Thirty dollars was removed from my account before anyone
said a damned thing to me.
And that’s what gets me about the bank. They can just TAKE
money from you. Like, it’s there, and then it’s gone, and they don’t even ask.
I work a job that makes me cry because I hate it so much, but I show up because
I understand to an extent that I have to because it’s part of being an adult.
Sometimes life makes you cry but you keep going and you push through it because
those are the rules. I follow the rules. And the bank takes thirty bucks from me.
And what’s this law even for? What is the purpose for “Regulation
D?” Apparently, this law was put in place as part of an anti-terrorism,
anti-money laundering counter measure.
Pardon my language but, are you fucking kidding me?
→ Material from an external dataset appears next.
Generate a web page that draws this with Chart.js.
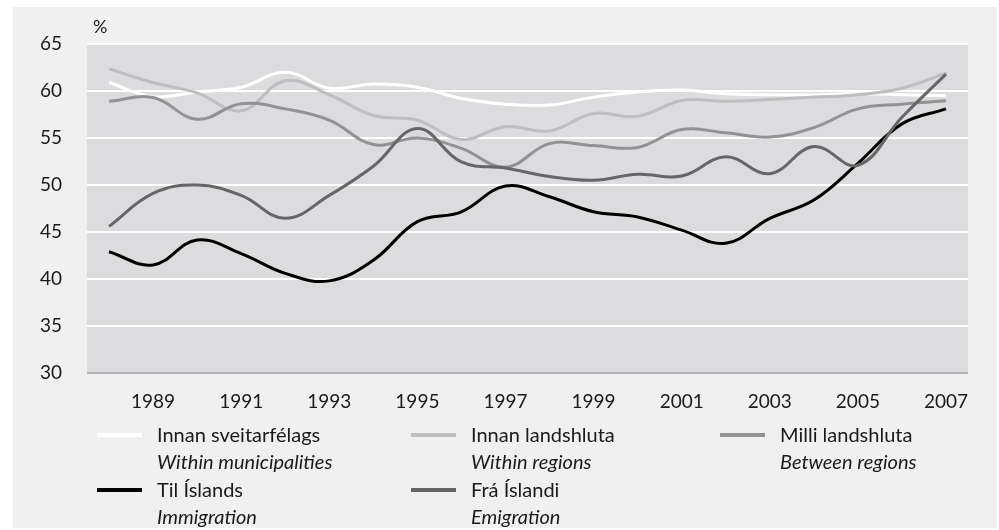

Isn’t there some way to assess the account in question before
just taking money from it? Like, hmmm, this client has under $7500 dollars in
her account (way under) and seems to just really like coffee. Maybe she isn’t a
sleeper cell. Oh look at that, she’s an audio engineer who also gets direct
deposit from a well known book store. If she’s laundering money, she’s really bad at
it. Maybe we don’t assume she’s in violation of horrendous federal crime and we
LEAVE HER THE HELL ALONE.
But no, they needed that thirty bucks to pay off the
mortgage on that fourth summer home in Panama he got stuck with in the divorce.
Dear Wells Fargo slash The Man slash The Government,
Thanks for the consideration. I did, at one point, think to
launder millions of dollars to off-shore accounts like I saw in that episode of
The Mentalist last Thursday, but after you fined me ten dollars for excessive
activity, I decided against it. You just saved America, again. I have been
successful thwarted, and will no longer be living the life of crime I had once
envisioned.
Sincerely,
Account #xxxxxxxx288
p.s. I know you didn’t get it, but that was sarcasm. I hate
you. You owe me $30. And a keychain.